ECLI:NL:RBOBR:2014:1915
Rechtbank Oost-Brabant
- Eerste aanleg - meervoudig
- P.A. Buijs
- N.I.B.M. Buljevic
- W.T.A.M. Verheggen
- Rechtspraak.nl
Vrijspraak voor verkrachting met bewezenverklaring van mishandeling en huisvredebreuk
In deze zaak heeft de Rechtbank Oost-Brabant op 18 april 2014 uitspraak gedaan in een strafzaak tegen de verdachte, die werd beschuldigd van verkrachting, mishandeling van zijn levensgezel en huisvredebreuk. De rechtbank heeft de verdachte vrijgesproken van de verkrachtingsbeschuldiging, omdat niet voldaan was aan het bewijsminimum van artikel 342 van het Wetboek van Strafvordering. De rechtbank concludeerde dat de verklaring van het slachtoffer onvoldoende steun vond in andere objectieve bewijsmiddelen, waardoor de juridische maatstaf van wettig en overtuigend bewijs niet was gehaald.
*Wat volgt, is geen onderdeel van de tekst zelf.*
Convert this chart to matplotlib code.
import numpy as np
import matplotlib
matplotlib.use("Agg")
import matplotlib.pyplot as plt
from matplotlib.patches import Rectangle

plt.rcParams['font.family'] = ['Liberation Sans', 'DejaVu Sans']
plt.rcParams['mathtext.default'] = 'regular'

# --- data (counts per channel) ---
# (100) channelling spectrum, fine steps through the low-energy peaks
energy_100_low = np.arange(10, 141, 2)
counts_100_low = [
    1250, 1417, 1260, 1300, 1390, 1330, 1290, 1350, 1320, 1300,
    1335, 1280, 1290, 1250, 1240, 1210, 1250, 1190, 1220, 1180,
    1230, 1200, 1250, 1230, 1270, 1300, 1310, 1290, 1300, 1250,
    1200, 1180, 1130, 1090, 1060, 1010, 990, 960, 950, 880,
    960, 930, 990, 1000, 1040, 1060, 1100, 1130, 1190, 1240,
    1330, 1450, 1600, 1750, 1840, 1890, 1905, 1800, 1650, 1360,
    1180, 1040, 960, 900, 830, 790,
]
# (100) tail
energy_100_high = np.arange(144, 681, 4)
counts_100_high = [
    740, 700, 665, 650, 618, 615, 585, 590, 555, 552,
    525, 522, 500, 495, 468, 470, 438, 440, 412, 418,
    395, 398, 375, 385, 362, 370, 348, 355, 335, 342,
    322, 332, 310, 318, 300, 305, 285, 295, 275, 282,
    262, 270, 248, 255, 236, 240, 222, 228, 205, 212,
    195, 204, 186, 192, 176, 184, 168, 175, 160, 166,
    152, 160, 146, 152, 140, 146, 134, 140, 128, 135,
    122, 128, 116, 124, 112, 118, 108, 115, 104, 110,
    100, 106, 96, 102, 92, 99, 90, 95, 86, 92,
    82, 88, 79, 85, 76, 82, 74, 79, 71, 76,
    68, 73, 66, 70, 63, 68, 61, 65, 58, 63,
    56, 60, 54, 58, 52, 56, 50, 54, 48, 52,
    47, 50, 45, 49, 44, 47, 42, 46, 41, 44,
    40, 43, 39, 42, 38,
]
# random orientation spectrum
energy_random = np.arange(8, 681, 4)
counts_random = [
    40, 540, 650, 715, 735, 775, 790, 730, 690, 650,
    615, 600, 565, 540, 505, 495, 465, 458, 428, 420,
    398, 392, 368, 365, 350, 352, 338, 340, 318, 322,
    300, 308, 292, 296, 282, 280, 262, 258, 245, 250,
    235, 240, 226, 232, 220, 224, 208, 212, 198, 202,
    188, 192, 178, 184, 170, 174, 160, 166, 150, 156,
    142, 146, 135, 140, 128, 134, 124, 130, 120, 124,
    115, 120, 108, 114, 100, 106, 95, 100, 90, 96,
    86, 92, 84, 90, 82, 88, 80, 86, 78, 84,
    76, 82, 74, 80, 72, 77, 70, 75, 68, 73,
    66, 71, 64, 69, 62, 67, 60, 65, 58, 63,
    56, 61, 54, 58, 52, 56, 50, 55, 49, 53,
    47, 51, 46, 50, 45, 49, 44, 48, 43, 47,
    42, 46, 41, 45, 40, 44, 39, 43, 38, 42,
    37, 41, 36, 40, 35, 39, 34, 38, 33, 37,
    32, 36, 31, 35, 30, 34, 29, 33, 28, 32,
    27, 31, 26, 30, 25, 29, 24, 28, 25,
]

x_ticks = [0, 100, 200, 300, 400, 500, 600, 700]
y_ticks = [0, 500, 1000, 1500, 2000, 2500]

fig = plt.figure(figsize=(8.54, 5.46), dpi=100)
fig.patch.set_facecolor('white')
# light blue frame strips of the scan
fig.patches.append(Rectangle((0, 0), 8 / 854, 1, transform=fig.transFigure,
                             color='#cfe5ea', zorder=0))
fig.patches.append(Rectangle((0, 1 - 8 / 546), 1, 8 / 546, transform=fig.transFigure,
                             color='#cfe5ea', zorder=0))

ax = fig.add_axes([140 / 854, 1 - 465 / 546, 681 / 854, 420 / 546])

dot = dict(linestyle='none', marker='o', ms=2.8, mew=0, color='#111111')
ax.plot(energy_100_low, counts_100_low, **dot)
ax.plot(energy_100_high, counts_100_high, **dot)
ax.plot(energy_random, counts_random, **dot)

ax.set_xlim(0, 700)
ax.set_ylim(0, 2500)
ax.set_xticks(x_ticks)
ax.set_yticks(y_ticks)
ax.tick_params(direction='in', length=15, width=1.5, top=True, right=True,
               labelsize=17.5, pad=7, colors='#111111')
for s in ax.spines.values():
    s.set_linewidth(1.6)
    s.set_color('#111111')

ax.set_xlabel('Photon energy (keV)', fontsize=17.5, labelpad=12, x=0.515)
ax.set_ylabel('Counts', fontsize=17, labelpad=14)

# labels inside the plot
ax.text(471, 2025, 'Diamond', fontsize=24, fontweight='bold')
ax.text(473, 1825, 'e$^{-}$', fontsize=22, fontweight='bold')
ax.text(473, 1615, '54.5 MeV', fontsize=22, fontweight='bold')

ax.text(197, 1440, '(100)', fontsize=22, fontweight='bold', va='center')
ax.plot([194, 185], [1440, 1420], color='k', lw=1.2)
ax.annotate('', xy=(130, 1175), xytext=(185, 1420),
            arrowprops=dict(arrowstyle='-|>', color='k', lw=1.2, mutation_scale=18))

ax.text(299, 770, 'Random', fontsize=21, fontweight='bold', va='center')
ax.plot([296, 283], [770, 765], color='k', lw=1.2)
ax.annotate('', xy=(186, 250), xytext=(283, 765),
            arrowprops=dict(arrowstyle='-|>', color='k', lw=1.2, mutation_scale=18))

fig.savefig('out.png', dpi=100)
De rechtbank heeft echter wel bewezen verklaard dat de verdachte zijn levensgezel meermalen heeft mishandeld en op 8 januari 2013 wederrechtelijk in haar woning is binnengedrongen.
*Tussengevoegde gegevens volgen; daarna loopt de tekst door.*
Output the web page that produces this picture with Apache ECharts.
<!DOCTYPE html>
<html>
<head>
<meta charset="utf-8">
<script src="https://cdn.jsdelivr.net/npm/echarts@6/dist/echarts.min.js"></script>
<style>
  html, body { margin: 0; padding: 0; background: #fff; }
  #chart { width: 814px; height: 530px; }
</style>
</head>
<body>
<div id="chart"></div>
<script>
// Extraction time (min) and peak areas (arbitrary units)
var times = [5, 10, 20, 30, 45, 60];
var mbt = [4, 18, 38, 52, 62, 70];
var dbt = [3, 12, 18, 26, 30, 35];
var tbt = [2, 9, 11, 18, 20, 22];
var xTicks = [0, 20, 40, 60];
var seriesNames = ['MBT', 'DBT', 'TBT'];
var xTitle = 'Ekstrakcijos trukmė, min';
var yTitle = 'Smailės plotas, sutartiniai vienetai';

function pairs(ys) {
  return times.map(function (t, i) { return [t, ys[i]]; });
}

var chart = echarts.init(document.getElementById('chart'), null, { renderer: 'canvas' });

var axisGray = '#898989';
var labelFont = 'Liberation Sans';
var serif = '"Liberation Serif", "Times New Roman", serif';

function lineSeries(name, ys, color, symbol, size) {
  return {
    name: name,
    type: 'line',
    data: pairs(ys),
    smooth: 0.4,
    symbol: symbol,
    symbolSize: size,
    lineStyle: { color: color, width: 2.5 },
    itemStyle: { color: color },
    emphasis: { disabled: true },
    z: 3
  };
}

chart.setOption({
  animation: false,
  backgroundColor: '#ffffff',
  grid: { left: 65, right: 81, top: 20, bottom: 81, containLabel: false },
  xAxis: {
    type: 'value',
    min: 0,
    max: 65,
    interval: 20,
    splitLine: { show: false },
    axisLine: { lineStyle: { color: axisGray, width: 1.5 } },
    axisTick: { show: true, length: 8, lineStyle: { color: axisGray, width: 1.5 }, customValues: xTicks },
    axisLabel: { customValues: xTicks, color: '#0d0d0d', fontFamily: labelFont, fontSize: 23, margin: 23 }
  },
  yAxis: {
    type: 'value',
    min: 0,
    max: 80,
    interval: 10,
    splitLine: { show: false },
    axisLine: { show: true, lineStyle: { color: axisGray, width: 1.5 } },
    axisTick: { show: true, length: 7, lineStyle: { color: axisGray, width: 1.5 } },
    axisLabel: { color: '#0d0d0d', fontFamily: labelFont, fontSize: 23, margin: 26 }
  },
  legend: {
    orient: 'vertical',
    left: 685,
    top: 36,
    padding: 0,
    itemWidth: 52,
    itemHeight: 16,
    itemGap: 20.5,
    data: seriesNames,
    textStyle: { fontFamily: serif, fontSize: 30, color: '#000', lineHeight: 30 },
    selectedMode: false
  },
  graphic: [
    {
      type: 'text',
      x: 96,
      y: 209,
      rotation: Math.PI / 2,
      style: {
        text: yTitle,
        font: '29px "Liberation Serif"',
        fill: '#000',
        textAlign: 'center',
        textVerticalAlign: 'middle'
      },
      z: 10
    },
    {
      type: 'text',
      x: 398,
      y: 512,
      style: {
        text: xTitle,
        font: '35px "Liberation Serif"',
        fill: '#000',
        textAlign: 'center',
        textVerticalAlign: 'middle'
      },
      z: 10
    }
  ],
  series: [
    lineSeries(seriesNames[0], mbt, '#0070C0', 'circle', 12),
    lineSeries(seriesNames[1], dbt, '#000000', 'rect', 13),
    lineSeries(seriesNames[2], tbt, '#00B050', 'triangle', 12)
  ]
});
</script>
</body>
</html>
De rechtbank heeft vastgesteld dat de verdachte zijn ex-vriendin op grove wijze heeft mishandeld, wat een grote inbreuk op haar persoonlijke levenssfeer en lichamelijke integriteit met zich meebracht. De rechtbank heeft rekening gehouden met de ernst van de feiten en de persoonlijke omstandigheden van de verdachte, die eerder was veroordeeld voor geweldsdelicten. De rechtbank legde een gevangenisstraf van 4 maanden op, met aftrek van voorarrest, en een schadevergoeding van € 845,33 aan het slachtoffer, bestaande uit immateriële en materiële schade.
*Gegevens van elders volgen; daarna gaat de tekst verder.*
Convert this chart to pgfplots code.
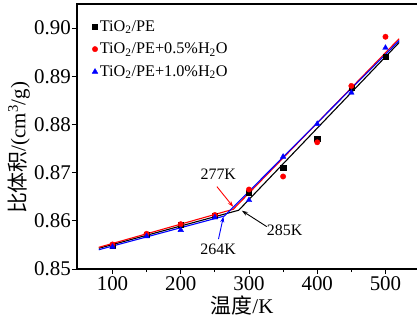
\documentclass[border=0pt]{standalone}
\usepackage{fontspec}
\setmainfont{Liberation Serif}
\newfontfamily\cjk{Noto Sans CJK SC}
\usepackage{pgfplots}
\pgfplotsset{compat=1.18}
\usetikzlibrary{arrows.meta}
\begin{document}
\begin{tikzpicture}
\begin{axis}[
  scale only axis,
  width=342.6bp, height=265bp,
  xmin=48, xmax=550, ymin=0.85, ymax=0.905,
  xtick={100,200,300,400,500},
  minor xtick={150,250,350,450},
  ytick={0.85,0.86,0.87,0.88,0.89,0.90},
  xtick pos=bottom, ytick pos=left,
  tick align=outside,
  major tick length=5bp, minor tick length=3bp,
  every tick/.style={black, line width=0.9bp},
  axis line style={line width=1.2bp},
  /pgf/number format/assume math mode=true,
  yticklabel style={/pgf/number format/fixed, /pgf/number format/fixed zerofill, /pgf/number format/precision=2, /tikz/inner sep=1bp},
  tick label style={font=\fontsize{21}{21}\selectfont},
  xticklabel style={inner sep=2bp},
  xlabel={{\cjk 温度}/K},
  ylabel={{\cjk 比体积}/(cm\textsuperscript{3}/g)},
  xlabel style={font=\fontsize{21}{21}\selectfont, at={(axis description cs:0.4816,-0.136)}, anchor=center},
  ylabel style={font=\fontsize{21}{21}\selectfont, at={(axis description cs:-0.17,0.457)}, anchor=center},
  legend style={at={(0.041,0.95)}, anchor=north west, draw=none, fill=none,
    font=\fontsize{16.3}{16.3}\selectfont, row sep=6.3bp, inner sep=1bp},
  legend cell align=left,
  legend image code/.code={\draw[mark repeat=2,mark phase=2] plot coordinates {(0cm,0cm)(0.13cm,0cm)(0.26cm,0cm)};},
  clip=false,
]
% fitted lines
\addplot[black, line width=1.1bp, forget plot] coordinates {(80,0.8543) (285,0.8622) (520,0.8970)};
\addplot[red, line width=1.1bp, forget plot] coordinates {(80,0.8545) (277,0.8624) (520,0.8978)};
\addplot[blue, line width=1.1bp, forget plot] coordinates {(80,0.8540) (264,0.8610) (520,0.8974)};
% data
\addplot[only marks, mark=square*, mark size=2.6bp, black] coordinates {
 (100,0.8549) (150,0.8572) (200,0.8592) (250,0.8611) (300,0.8658) (350,0.8710) (400,0.8771) (450,0.8876) (500,0.8940)};
\addlegendentry{TiO\textsubscript{2}/PE}
\addplot[only marks, mark=*, mark size=2.7bp, red] coordinates {
 (100,0.8551) (150,0.8573) (200,0.8593) (250,0.8612) (300,0.8665) (350,0.8692) (400,0.8763) (450,0.8880) (500,0.8982)};
\addlegendentry{TiO\textsubscript{2}/PE+0.5\%H\textsubscript{2}O}
\addplot[only marks, mark=triangle*, mark size=3.2bp, blue] coordinates {
 (100,0.8546) (150,0.8568) (200,0.8581) (250,0.8607) (300,0.8643) (350,0.8733) (400,0.8801) (450,0.8866) (500,0.8959)};
\addlegendentry{TiO\textsubscript{2}/PE+1.0\%H\textsubscript{2}O}
% annotations
\draw[red, line width=0.9bp, -{Stealth[length=6bp,width=4bp]}] (axis cs:253,0.8671) -- (axis cs:276.9,0.8629);
\draw[black, line width=0.9bp, -{Stealth[length=6bp,width=4bp]}] (axis cs:326,0.8588) -- (axis cs:289.6,0.8621);
\draw[blue, line width=0.9bp, -{Stealth[length=6bp,width=4bp]}] (axis cs:255.3,0.8562) -- (axis cs:262.6,0.8609);
\node[font=\fontsize{16}{16}\selectfont] at (axis cs:255,0.8697) {277K};
\node[font=\fontsize{16}{16}\selectfont] at (axis cs:352.3,0.8581) {285K};
\node[font=\fontsize{16}{16}\selectfont] at (axis cs:254.9,0.8541) {264K};
\end{axis}
\pgfresetboundingbox
\useasboundingbox (-77bp,-52bp) rectangle (340bp,269bp);
\end{tikzpicture}
\end{document}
De rechtbank heeft de vordering van de benadeelde partij gedeeltelijk toegewezen en de verdachte veroordeeld tot betaling van de schadevergoeding, met de mogelijkheid van vervangende hechtenis bij niet-betaling. De uitspraak benadrukt de noodzaak van een juiste normhandhaving en de bescherming van slachtoffers van geweldsdelicten.